Identificar en qué punto caemos es el primer paso para escapar de esos patrones. La maestría exige otra cosa: paciencia, humildad y coraje para quedarse en el camino aunque el progreso no se vea.

Instrucción y práctica: las bases invisibles

Nadie llega solo a la maestría. Se necesitan maestros, modelos, guías. John Wooden, legendario coach de UCLA, lo entendía: mitad del tiempo lo usaba en corregir fallas, la otra mitad en reforzar lo que sus jugadores ya hacían bien. Respeto y balance. Esa mezcla generaba confianza y crecimiento.

La práctica, por su parte, no es repetir hasta el cansancio. Es entenderla como sustantivo: un camino. Por eso un cinturón negro no significa que el viaje terminó. Es apenas una licencia para seguir entrenando, para profundizar con más intencionalidad.

Rendirse, visualizar y empujar los bordes

Tres principios completan el mapa: surrender, intentionalidad y edge.
Rendirse significa bajar el ego y confiar en el maestro, aunque pida ejercicios ridículos que en realidad esconden lecciones profundas.
La intencionalidad es usar la mente como aliada: Jack Nicklaus aseguraba que el 50% de un buen golpe en golf es pura visualización.
El edge es ese momento incómodo, donde parece imposible avanzar. Ahí, mientras la mayoría se rinde, el maestro se queda, insiste y crece.

El retroceso como parte del viaje

En todo trayecto habrá caídas. Un corredor que empieza con cinco kilómetros diarios tarde o temprano chocará con sus límites fisiológicos. El cuerpo reclama equilibrio. Esa resistencia natural no significa fracaso, sino ajuste.

Aquí aparecen tres claves: rodearse de gente que ya atravesó esos bordes, transformar la práctica en ritual para sostener el compromiso, y sobre todo, enamorarse del proceso. No de la meta, no del aplauso: del acto mismo de practicar.

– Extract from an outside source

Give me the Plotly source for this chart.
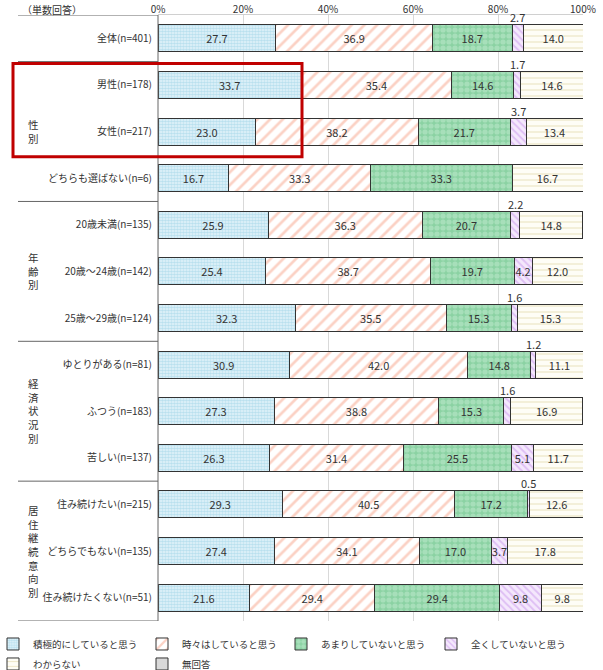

Energía: el combustible olvidado

De niños éramos pura energía y curiosidad. El mundo nos la fue quitando con prohibiciones, miedos y rutinas. Recuperarla es esencial para sostener la maestría.

El camino está en tres gestos simples: cuidar el cuerpo con movimiento, definir prioridades claras para no dispersar energía, y aceptar el compromiso como motor, en vez de resistirse a él. Cada renuncia se convierte en foco, cada elección en combustible.

Amar las mesetas

La línea de la maestría no es ascendente, es escalonada: subidas breves seguidas de largos descansos en mesetas. La clave no es desesperarse ahí, sino aprender a amar el estancamiento. Porque es en esos silencios donde la práctica se asienta y prepara el salto siguiente.

Lo entendió el aikidoka que siguió entrenando mientras todos sus compañeros abandonaban. Lo entendieron los cirujanos que lavan sus manos siempre igual antes de operar, no como un trámite, sino como ritual de concentración. Lo entienden los verdaderos maestros de cualquier disciplina.

Una filosofía de vida

La maestría es más que una habilidad. Es un manifiesto personal. Una manera de enfrentar la vida sin obsesionarse con el corto plazo. El mensaje final es claro: no se trata de llegar a la cima, sino de seguir escalando aunque ya estés arriba.

Incluso al lavar los platos, la maestría puede aparecer. Si en vez de correr para terminar, eliges hacerlo con atención, buscando el mejor movimiento, la práctica se transforma en ritual. Y así, cualquier acción cotidiana se convierte en aprendizaje.

La maestría es esto: un viaje sin destino final, una invitación a entrenar con paciencia, a celebrar el proceso y a reconectar con el potencial humano más profundo.